For Robert Voits’ series there are no trees at all. Voit travelled with a 5x4-inch field camera to the USA, South Africa, Europe, Israel and even North Korea in search of what he calls New Trees, cellular phone antennae of steel, fibreglass and plastic, camouflaged as trees and cacti. These permanently bloomed solitary structures are pictured towering over neighbourhoods and rusting in the desert.
Trees inhabit our lives from birth. They are a common fairy tale setting in nursery school story books. They are scribbled in pictures with a brown trunk and green bushy top displayed proudly on a parents fridge. They are conspicuous in art, pop songs, poems, films, literature and news bulletins. Ashes of the dearly departed are scattered around trees, saplings are planted in memory of them, benches are positioned in parks along tree lined paths.
We all walk past trees every day but how often do we really stop and look? In a rapidly changing world, it’s more important than ever to consider our relationship with nature. Looking At Trees brings together some of the world’s best contemporary photography whose images encourage us to reconnect with the wisdom of these ancient lungs of our planet.
Looking at Trees. Text by Sophie Howarth. Published by Hoxton Mini Press (2023) RRP £35.00
LOOKING AT TREES : TOP TIPS
The book shows us what we think about trees in different ways. It’s an education in looking and an opportunity to reevaluate what it means to have trees in our lives. Trees are accessible to all of us all year. Useful tips can be harvested from each of the books featured photographers and images.
Plan Ahead: Get to know the seasons of the area you want to photograph and how the light behaves at different times of day and where. Use Apps to plan shots at home or on location such as PhotoPills and The Photographer’s Ephemeris to see exactly where the sun, moon, or Milky Way is going to appear in the frame.
Lighting: Nature doesn’t have to be lit naturally, use strobe lighting, flash or available shops and street lights to add a sense of drama and mystery to your images.
Scale: Juxtapose trees with people, buildings or other structures for scale.
Technology: From 19th century processes to drones, consider what technologies will make your tree photography more impactful. Use a long lens in dense wood to create a dramatic perspective.
Familiarity: Photograph the same tree for a year.
Presentation: Displaying your photographs of trees in diptychs, triptychs and polyptychs can emphasise the height and breadth of trees that are too complicated to capture with a single perspective and frame.

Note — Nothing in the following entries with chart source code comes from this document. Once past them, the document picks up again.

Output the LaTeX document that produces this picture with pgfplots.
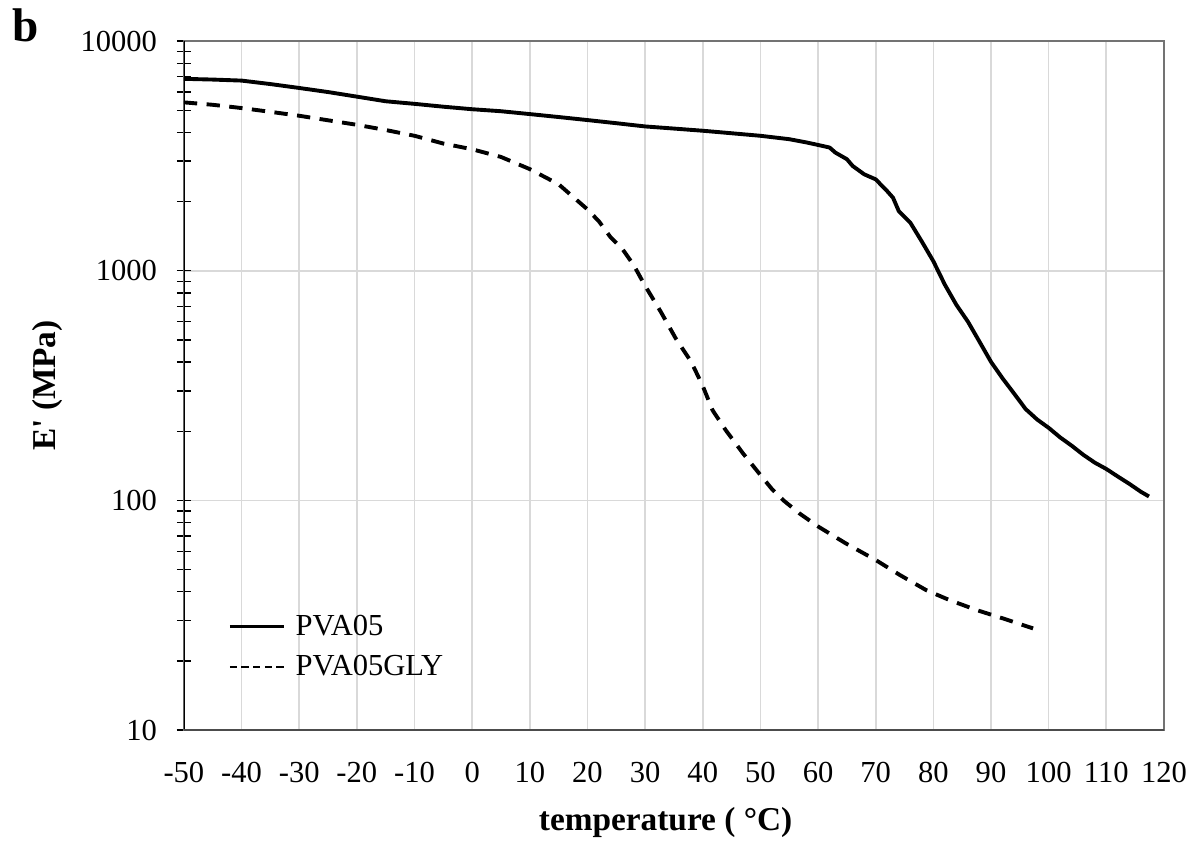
\documentclass[border=0pt]{standalone}
\usepackage{fontspec}
\setmainfont{Liberation Serif}
\newfontfamily\plainserif{Liberation Serif}[Ligatures=TeXOff]
\usepackage{pgfplots}
\pgfplotsset{compat=1.18}

\begin{document}
\begin{tikzpicture}
\begin{axis}[
  name=ax,
  scale only axis,
  width=352.8pt, height=248pt,
  ymode=log,
  xmin=-50, xmax=120,
  ymin=10, ymax=10000,
  xtick={-50,-40,-30,-20,-10,0,10,20,30,40,50,60,70,80,90,100,110,120},
  xticklabels={-50,-40,-30,-20,-10,0,10,20,30,40,50,60,70,80,90,100,110,120},
  ytick={10,100,1000,10000},
  yticklabels={10,100,1000,10000},
  xtick pos=bottom, ytick pos=left,
  x tick style={draw=none},
  y tick style={black, line width=0.5pt},
  tick align=center,
  major tick length=5pt, minor tick length=5pt,
  xmajorgrids=true, ymajorgrids=true,
  grid style={color=black!15, line width=0.6pt},
  axis line style={color=black!55, line width=0.6pt},
  tick label style={font=\fontsize{11}{13}\selectfont},
  xticklabel style={anchor=north, inner sep=0pt, yshift=-9pt},
  yticklabel style={anchor=east, inner sep=0pt, xshift=-7pt},
  every axis x label/.style={at={(rel axis cs:0.5,0)}, anchor=base, yshift=-36pt, xshift=-3pt,
    font=\fontsize{12}{14}\selectfont\bfseries},
  every axis y label/.style={at={(rel axis cs:0,0.5)}, xshift=-49pt, rotate=90, anchor=center,
    font=\fontsize{12}{14}\selectfont\bfseries},
  xlabel={temperature ( °C)},
  ylabel={{\plainserif\bfseries E'} (MPa)},
  legend style={at={(rel axis cs:0.045,0.175)}, anchor=north west, draw=none, fill=none,
    inner sep=0pt, row sep=2.5pt,
    font=\fontsize{11}{13}\selectfont,
    nodes={inner sep=1pt, text height=8pt, text depth=2pt}},
  legend cell align=left,
]
\addlegendimage{legend image code/.code={\draw[black, line width=0.9pt] (0pt,0pt) -- (19.5pt,0pt); \path (22.5pt,0pt);}}
\addlegendentry{PVA05}
\addlegendimage{legend image code/.code={\draw[black, line width=0.9pt, dash pattern=on 2.6pt off 1.6pt] (0pt,0pt) -- (19.5pt,0pt); \path (22.5pt,0pt);}}
\addlegendentry{PVA05GLY}

% PVA05
\addplot[forget plot, black, line width=1.4pt, line join=round] coordinates {
(-50,6850) (-45,6800) (-40,6730) (-35,6500) (-30,6250) (-25,6000) (-20,5730)
(-15,5470) (-10,5330) (-5,5180) (0,5050) (5,4950) (10,4810) (15,4670) (20,4530)
(25,4390) (30,4250) (35,4160) (40,4070) (45,3970) (50,3870) (55,3740) (58,3620)
(60,3530) (62,3440) (63,3270) (65,3060) (66,2860) (68,2630) (70,2500) (72,2220)
(73,2080) (74,1820) (76,1620) (78,1340) (80,1100) (82,869) (84,710) (86,600)
(88,491) (90,401) (92,340) (94,292) (96,250) (98,225) (100,207) (102,188)
(104,173) (106,158) (108,146) (110,137) (112,127) (114,118) (116,109) (117.4,104)
};

% PVA05GLY
\addplot[forget plot, black, line width=1.4pt, dash pattern=on 4.8pt off 3.4pt] coordinates {
(-50,5410) (-45,5280) (-40,5110) (-35,4920) (-30,4730) (-25,4520) (-20,4320)
(-15,4100) (-10,3870) (-5,3580) (0,3380) (5,3130) (10,2770) (15,2380) (20,1850)
(22,1640) (24,1400) (26,1250) (28,1060) (30,860) (32.7,664) (35.3,508) (38,401)
(40,315) (41.7,247) (44,202) (47,160) (50,129) (52,112) (54,100) (56.7,88)
(60,77) (64.8,65) (70,55) (74.2,47.3) (78.8,40.6) (82.8,36.8) (87.5,33.3)
(92.1,30.6) (97.3,27.7)
};

\draw[black, line width=0.6pt] (rel axis cs:0,0) -- (rel axis cs:0,1);
\draw[black!70, line width=0.6pt] (rel axis cs:0,0) -- (rel axis cs:1,0);
\end{axis}
\node[anchor=base west, inner sep=0pt, font=\fontsize{17}{17}\selectfont\bfseries]
  at ([xshift=-61.9pt]ax.north west) {b};
\path ([xshift=-66.2pt,yshift=14.8pt]ax.north west) rectangle ([xshift=13.7pt,yshift=-40.7pt]ax.south east);
\end{tikzpicture}
\end{document}
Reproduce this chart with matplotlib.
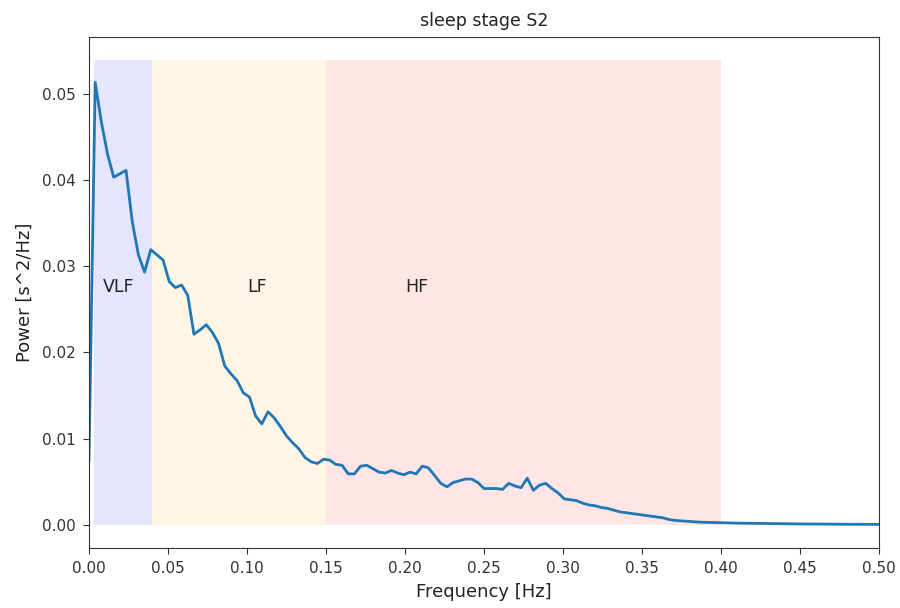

Detail: Focus on one element of a tree, a leaf or root. Take fallen tree parts back to the home tabletop or studio, isolate them to create a still life story.
Tamper: Rip, shred, burn or add materials to your photographic print.
City Dwellers: Don’t assume you have to travel to the countryside, woodland or forest for spectacular opportunities. City trees are abundant, there are an estimated 8.4 million trees across London, nearly one for each of its 8.6 million residents.
Current Affairs: Check the news to see if trees are in danger and use them as a peg for a reportage. Remember Swampy?
Proactivity: Photograph trees today as they might be gone tomorrow.






What a well written introduction to trees! Another book for the shopping list. I may have to build an extension to my bookcase! Thank you for this great post!